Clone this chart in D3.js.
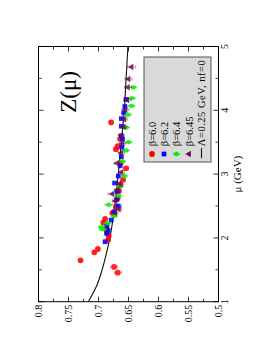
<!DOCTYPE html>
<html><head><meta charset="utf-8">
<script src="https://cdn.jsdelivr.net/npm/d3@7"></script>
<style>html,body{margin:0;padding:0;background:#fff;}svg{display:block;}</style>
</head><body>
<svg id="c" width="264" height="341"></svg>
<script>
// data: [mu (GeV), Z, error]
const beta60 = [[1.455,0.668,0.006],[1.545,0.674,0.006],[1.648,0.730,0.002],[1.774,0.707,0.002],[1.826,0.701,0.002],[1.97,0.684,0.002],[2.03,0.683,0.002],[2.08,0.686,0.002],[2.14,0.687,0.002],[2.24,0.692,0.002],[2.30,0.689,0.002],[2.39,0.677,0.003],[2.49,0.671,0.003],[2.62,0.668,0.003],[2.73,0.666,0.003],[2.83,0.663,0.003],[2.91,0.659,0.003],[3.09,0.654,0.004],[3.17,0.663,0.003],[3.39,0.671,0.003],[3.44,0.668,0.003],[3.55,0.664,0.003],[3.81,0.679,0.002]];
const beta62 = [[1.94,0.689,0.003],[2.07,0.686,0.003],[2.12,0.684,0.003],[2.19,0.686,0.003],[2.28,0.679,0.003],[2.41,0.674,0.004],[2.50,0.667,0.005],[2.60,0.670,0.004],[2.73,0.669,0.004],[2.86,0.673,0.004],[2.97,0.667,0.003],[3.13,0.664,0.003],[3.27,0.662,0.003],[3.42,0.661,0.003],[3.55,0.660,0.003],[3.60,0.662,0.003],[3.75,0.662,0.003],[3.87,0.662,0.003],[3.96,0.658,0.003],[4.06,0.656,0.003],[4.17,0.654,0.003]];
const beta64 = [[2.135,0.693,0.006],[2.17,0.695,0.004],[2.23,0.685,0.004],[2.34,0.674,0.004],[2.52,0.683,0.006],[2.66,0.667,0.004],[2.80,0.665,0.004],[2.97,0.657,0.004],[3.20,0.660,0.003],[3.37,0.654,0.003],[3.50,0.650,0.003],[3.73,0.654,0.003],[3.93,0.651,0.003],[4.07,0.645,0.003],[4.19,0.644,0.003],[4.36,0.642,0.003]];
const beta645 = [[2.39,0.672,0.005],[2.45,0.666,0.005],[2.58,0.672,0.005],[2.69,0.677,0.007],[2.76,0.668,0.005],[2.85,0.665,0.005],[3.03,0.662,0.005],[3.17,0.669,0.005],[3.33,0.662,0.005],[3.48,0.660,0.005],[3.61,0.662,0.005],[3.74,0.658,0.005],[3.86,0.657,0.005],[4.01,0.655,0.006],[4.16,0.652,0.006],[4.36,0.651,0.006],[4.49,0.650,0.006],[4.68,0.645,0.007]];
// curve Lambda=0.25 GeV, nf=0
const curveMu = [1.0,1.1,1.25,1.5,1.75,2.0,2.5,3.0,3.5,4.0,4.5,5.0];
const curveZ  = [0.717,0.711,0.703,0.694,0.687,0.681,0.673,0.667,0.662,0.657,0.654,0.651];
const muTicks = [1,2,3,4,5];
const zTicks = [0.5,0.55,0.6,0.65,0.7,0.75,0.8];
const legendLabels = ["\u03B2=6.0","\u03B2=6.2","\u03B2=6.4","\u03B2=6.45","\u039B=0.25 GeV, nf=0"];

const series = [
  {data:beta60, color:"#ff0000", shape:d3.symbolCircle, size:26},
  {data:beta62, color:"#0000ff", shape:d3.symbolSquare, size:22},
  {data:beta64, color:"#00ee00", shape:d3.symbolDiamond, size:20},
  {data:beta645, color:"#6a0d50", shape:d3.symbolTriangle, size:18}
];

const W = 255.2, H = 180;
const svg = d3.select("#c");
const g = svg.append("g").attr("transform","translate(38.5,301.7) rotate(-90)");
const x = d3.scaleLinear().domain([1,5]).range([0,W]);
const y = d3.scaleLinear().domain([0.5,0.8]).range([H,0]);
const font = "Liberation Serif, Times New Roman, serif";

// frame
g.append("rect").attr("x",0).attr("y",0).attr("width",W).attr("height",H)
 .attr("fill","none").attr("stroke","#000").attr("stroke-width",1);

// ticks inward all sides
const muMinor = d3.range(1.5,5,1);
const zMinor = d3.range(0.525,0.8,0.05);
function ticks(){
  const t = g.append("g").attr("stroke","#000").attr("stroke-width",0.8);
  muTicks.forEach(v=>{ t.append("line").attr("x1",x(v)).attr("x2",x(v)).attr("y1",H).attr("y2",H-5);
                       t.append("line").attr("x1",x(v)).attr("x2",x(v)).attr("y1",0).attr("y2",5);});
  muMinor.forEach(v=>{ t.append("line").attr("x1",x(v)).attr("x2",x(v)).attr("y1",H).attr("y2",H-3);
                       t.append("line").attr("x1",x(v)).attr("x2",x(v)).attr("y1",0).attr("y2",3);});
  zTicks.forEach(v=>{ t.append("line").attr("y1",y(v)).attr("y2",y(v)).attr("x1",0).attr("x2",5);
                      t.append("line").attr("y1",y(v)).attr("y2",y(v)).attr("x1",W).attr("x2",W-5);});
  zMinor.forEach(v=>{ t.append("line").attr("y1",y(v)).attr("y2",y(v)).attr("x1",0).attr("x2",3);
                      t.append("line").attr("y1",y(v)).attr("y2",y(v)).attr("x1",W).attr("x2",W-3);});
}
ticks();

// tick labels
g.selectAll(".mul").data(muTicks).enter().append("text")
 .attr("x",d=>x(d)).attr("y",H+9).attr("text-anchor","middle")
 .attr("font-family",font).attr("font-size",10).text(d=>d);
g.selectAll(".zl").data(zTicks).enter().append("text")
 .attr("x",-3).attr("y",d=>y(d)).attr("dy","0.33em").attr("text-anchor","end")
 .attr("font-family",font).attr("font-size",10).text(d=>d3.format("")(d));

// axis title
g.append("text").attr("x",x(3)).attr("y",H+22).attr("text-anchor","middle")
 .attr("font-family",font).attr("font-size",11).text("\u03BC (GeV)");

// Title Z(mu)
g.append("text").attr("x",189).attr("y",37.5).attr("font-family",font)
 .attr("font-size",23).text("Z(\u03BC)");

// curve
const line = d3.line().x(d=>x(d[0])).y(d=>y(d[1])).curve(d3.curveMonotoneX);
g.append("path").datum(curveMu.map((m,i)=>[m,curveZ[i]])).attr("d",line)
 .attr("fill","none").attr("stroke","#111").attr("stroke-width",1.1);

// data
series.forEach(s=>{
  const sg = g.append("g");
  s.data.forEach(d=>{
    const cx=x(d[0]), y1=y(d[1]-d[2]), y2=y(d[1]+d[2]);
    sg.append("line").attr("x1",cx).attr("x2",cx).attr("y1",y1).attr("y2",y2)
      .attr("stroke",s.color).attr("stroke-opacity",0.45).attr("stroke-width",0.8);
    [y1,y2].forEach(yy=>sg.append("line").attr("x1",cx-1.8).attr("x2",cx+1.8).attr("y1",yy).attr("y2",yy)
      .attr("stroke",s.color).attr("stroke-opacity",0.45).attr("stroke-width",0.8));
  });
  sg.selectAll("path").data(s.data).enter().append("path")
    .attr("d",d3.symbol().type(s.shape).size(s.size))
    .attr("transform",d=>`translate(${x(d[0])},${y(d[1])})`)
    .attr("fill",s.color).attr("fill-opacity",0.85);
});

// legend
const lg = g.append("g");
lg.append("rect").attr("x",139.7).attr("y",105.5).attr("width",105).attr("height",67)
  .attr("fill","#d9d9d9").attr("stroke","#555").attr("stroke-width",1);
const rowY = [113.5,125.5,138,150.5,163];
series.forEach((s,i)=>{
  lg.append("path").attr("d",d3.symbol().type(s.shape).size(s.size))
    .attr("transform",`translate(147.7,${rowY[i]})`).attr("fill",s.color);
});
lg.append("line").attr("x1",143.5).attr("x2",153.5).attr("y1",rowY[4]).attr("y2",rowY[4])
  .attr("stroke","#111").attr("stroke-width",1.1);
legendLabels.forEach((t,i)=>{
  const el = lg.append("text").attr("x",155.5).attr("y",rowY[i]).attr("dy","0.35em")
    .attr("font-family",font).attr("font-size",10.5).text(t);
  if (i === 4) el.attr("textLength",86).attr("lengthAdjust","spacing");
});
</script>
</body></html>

--------

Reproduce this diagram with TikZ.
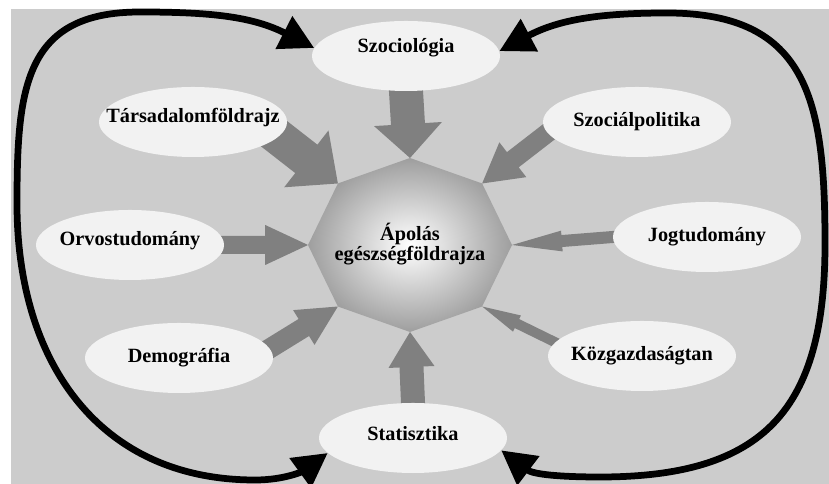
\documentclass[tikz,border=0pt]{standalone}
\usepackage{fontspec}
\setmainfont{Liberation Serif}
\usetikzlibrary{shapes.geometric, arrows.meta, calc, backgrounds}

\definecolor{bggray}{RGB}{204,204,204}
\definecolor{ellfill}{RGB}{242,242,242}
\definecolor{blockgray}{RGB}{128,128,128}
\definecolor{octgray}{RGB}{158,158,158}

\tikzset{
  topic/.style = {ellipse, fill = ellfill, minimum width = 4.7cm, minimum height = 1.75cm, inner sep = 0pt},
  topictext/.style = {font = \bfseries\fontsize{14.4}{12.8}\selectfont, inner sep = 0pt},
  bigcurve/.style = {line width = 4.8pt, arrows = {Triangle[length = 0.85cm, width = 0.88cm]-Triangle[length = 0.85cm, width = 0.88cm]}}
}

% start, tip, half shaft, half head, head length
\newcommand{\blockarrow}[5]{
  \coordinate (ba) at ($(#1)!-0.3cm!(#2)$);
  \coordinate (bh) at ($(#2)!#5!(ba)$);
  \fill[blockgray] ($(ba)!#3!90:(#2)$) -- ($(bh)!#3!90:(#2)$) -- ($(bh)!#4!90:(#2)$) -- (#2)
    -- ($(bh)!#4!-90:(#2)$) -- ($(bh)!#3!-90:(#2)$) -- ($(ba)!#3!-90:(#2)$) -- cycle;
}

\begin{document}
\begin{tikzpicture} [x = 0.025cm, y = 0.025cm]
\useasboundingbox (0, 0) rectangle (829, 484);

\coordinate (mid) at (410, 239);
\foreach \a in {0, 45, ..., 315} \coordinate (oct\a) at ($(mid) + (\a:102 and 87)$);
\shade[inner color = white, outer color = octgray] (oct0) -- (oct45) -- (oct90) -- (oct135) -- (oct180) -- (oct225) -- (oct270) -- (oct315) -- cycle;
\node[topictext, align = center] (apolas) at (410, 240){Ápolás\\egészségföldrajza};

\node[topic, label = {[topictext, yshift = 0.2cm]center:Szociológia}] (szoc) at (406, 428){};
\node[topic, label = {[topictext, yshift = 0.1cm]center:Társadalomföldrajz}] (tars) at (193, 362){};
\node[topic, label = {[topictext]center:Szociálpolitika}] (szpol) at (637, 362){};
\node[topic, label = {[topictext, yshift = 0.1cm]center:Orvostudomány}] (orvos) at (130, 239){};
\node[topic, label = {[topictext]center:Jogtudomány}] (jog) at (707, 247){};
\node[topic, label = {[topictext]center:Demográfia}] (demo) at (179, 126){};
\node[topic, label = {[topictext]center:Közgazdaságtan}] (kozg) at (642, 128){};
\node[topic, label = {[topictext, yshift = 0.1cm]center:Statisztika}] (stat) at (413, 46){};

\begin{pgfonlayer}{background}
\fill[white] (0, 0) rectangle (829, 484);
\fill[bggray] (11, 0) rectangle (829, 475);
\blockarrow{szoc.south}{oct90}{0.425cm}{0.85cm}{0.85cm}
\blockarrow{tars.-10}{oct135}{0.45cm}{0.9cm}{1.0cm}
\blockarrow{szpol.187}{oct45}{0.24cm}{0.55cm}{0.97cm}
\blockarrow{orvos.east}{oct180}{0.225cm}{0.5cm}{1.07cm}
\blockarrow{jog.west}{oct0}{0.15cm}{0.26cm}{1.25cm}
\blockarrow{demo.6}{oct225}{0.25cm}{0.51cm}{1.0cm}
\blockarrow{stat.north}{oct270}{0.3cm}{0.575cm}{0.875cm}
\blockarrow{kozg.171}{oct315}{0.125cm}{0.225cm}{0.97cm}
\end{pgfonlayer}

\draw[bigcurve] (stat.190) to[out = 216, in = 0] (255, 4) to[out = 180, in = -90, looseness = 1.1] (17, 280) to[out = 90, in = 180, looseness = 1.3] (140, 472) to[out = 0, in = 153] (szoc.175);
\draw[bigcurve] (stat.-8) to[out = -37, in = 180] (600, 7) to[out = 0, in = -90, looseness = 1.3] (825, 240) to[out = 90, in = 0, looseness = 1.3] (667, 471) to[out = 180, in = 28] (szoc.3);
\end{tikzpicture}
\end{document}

--------

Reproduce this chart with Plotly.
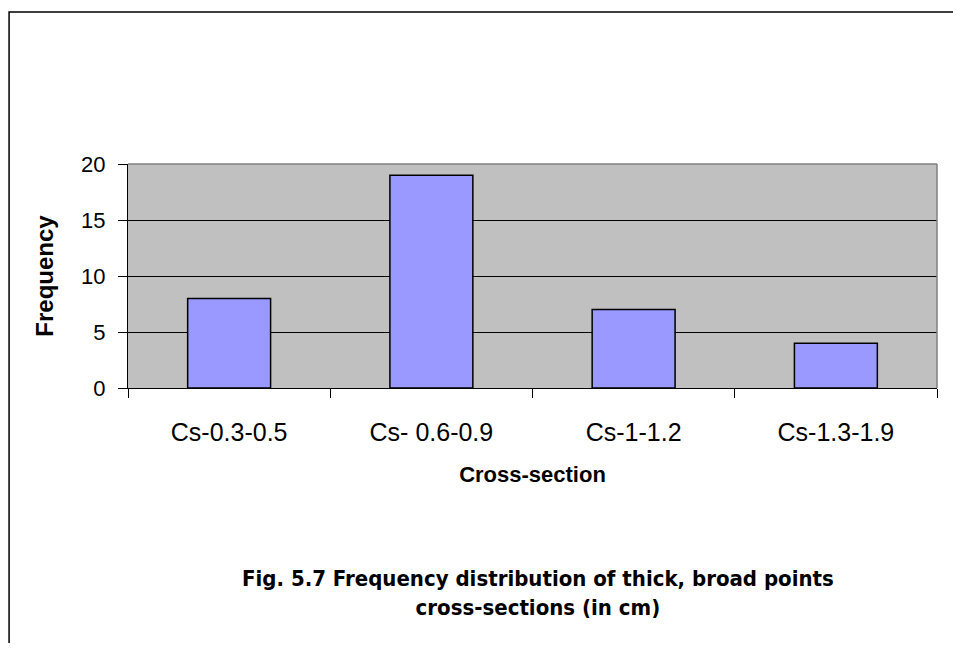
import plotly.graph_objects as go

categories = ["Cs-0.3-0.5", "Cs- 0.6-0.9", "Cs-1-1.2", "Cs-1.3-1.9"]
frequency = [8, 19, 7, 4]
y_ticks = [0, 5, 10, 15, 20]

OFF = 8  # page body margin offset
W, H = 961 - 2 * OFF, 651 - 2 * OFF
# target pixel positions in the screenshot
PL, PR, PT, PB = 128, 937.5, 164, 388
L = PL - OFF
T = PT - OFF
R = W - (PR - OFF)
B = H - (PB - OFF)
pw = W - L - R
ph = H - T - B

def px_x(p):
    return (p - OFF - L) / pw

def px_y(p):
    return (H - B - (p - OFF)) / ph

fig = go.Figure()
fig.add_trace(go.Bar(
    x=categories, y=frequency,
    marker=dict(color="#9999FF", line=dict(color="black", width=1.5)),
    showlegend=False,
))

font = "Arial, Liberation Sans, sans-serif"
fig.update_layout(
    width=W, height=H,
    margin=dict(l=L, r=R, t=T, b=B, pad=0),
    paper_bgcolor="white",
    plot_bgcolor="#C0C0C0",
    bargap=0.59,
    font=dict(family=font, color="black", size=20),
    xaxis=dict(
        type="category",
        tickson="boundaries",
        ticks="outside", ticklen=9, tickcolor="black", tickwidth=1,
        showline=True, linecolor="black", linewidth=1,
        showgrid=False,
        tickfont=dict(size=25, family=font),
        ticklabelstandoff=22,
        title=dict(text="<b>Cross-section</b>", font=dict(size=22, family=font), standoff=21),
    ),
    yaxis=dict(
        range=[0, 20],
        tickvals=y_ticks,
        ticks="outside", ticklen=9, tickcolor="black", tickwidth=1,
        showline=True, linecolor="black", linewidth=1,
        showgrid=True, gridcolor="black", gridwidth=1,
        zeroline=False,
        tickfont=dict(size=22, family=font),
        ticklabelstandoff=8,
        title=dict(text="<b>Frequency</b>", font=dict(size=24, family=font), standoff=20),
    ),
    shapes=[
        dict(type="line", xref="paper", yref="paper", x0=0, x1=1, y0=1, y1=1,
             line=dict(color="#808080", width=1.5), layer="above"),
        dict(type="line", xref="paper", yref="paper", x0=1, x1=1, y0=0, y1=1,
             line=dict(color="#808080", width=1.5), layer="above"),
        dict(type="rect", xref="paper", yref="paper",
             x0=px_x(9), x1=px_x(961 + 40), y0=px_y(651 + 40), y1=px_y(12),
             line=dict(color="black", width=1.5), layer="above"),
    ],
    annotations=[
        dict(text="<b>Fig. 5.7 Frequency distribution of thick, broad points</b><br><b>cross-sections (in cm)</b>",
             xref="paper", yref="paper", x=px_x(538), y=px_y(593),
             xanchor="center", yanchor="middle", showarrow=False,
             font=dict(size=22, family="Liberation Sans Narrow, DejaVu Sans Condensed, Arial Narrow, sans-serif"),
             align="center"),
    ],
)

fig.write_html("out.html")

--------

Restate word for word the part that opens with the line containing "Reproduce this diagram with TikZ." and closes with the line containing "align = center]", both ends included, and nothing else. Omit any images.

Reproduce this diagram with TikZ.
\documentclass[tikz,border=0pt]{standalone}
\usepackage{fontspec}
\setmainfont{Liberation Serif}
\usetikzlibrary{shapes.geometric, arrows.meta, calc, backgrounds}

\definecolor{bggray}{RGB}{204,204,204}
\definecolor{ellfill}{RGB}{242,242,242}
\definecolor{blockgray}{RGB}{128,128,128}
\definecolor{octgray}{RGB}{158,158,158}

\tikzset{
  topic/.style = {ellipse, fill = ellfill, minimum width = 4.7cm, minimum height = 1.75cm, inner sep = 0pt},
  topictext/.style = {font = \bfseries\fontsize{14.4}{12.8}\selectfont, inner sep = 0pt},
  bigcurve/.style = {line width = 4.8pt, arrows = {Triangle[length = 0.85cm, width = 0.88cm]-Triangle[length = 0.85cm, width = 0.88cm]}}
}

% start, tip, half shaft, half head, head length
\newcommand{\blockarrow}[5]{
  \coordinate (ba) at ($(#1)!-0.3cm!(#2)$);
  \coordinate (bh) at ($(#2)!#5!(ba)$);
  \fill[blockgray] ($(ba)!#3!90:(#2)$) -- ($(bh)!#3!90:(#2)$) -- ($(bh)!#4!90:(#2)$) -- (#2)
    -- ($(bh)!#4!-90:(#2)$) -- ($(bh)!#3!-90:(#2)$) -- ($(ba)!#3!-90:(#2)$) -- cycle;
}

\begin{document}
\begin{tikzpicture} [x = 0.025cm, y = 0.025cm]
\useasboundingbox (0, 0) rectangle (829, 484);

\coordinate (mid) at (410, 239);
\foreach \a in {0, 45, ..., 315} \coordinate (oct\a) at ($(mid) + (\a:102 and 87)$);
\shade[inner color = white, outer color = octgray] (oct0) -- (oct45) -- (oct90) -- (oct135) -- (oct180) -- (oct225) -- (oct270) -- (oct315) -- cycle;
\node[topictext, align = center] (apolas) at (410, 240){Ápolás\\egészségföldrajza};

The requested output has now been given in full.